Alike and different: The Middle East and the United States
http://www.nationalgeographic.com/xpeditions/lessons/01/g35/iraqus.html
A lesson plan for grade 6 Social Studies
In this Xpeditions lesson, students explore the similarities and differences between the Middle East and their own city, state, and country. Activities in this lesson engage students in collaborative group work, online research, and whole class discussion.
Students will:
- explore maps of the Middle East;
- use maps of the Middle East to match the names of countries with facts about them;
- look at a city map of Baghdad and compare it to a map of their own city (or a different city of their choice); and
- fill in maps of the Middle East and their own region, labeling important places and geographical features.
Xpeditions provides detailed directions for completing the lesson, suggestions for assessment and extension activities, discussion questions, and links to necessary web resources.
North Carolina Curriculum Alignment
Social Studies (2003)
Grade 6
- Goal 1: The learner will use the five themes of geography and geographic tools to answer geographic questions and analyze geographic concepts.
- Objective 1.01: Create maps, charts, graphs, databases, and models as tools to illustrate information about different people, places and regions in South America and Europe.

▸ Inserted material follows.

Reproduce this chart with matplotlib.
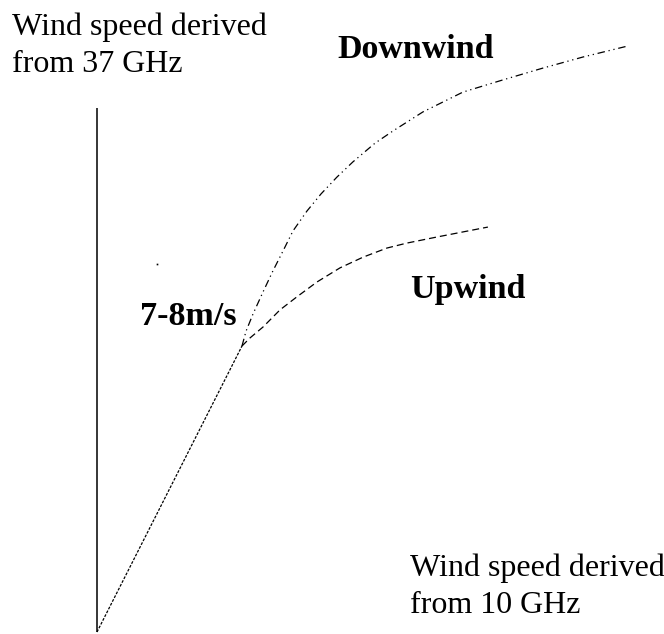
import matplotlib
matplotlib.use("Agg")
import matplotlib.pyplot as plt

# schematic: wind speed from 10 GHz (x) vs from 37 GHz (y), arbitrary units
# both channels agree up to the 7-8 m/s break point
linear_x = [0.0, 7.5]
linear_y = [0.0, 7.5]

downwind_x = [7.50, 7.71, 8.07, 8.59, 9.10, 9.62, 10.14, 10.86, 11.59, 12.41,
              13.24, 14.38, 15.31, 16.86, 18.93, 21.00, 23.07, 25.14, 27.47]
downwind_y = [7.50, 7.89, 8.34, 8.92, 9.47, 9.99, 10.52, 11.04, 11.49, 11.93,
              12.33, 12.82, 13.14, 13.64, 14.16, 14.48, 14.79, 15.08, 15.37]

upwind_x = [7.50, 7.91, 8.59, 9.47, 10.34, 11.38, 12.57, 13.76, 15.00, 16.03,
            17.59, 20.22]
upwind_y = [7.50, 7.71, 8.00, 8.45, 8.79, 9.18, 9.55, 9.83, 10.07, 10.20,
            10.36, 10.62]

axis_top = 13.73
stray_dot = (3.10, 9.65)

plt.rcParams['font.family'] = ['Liberation Serif', 'DejaVu Serif']

fig = plt.figure(figsize=(6.64, 6.34), dpi=100)
ax = fig.add_axes([0, 0, 1, 1])
ax.set_xlim(-5.017, 29.33)
ax.set_ylim(-0.052, 16.575)
ax.axis('off')

lw = 0.9
ax.plot([0, 0], [0, axis_top], color='black', lw=1.1, solid_capstyle='butt')
ax.plot(linear_x, linear_y, color='black', lw=lw, dashes=(2.2, 1.2))
ax.plot(downwind_x, downwind_y, color='black', lw=lw,
        dashes=(6, 3, 1, 3, 1, 3))
ax.plot(upwind_x, upwind_y, color='black', lw=lw, dashes=(5.6, 3.2))
ax.plot(*stray_dot, 's', color='black', ms=1.2, mew=0)

# va='baseline' on multi-line text anchors the last line
fig.text(12 / 664, 1 - 72 / 634, 'Wind speed derived\nfrom 37 GHz',
         fontsize=23, va='baseline', ha='left', linespacing=1.36)
fig.text(410 / 664, 1 - 613 / 634, 'Wind speed derived\nfrom 10 GHz',
         fontsize=23, va='baseline', ha='left', linespacing=1.36)
fig.text(337 / 664, 1 - 58 / 634, 'Downwind', fontsize=24.5,
         fontweight='bold', va='baseline', ha='left')
fig.text(410 / 664, 1 - 298 / 634, 'Upwind', fontsize=24.5,
         fontweight='bold', va='baseline', ha='left')
fig.text(140 / 664, 1 - 325 / 634, '7-8m/s', fontsize=24.5,
         fontweight='bold', va='baseline', ha='left')

fig.savefig('out.png', dpi=100, facecolor='white')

- Objective 1.03: Use tools such as maps, globes, graphs, charts, databases, models, and artifacts to compare data on different countries of South America and Europe and to identify patterns as well as similarities and differences among them.
- Goal 13: The learner will describe the historic, economic, and cultural connections among North Carolina, the United States, South America, and Europe.
- Objective 13.01: Identify historical movements such as colonization, revolution, emerging democracies, migration, and immigration that link North Carolina and the United States to selected societies of South America and Europe and evaluate their influence on local, state, regional, national, and international communities.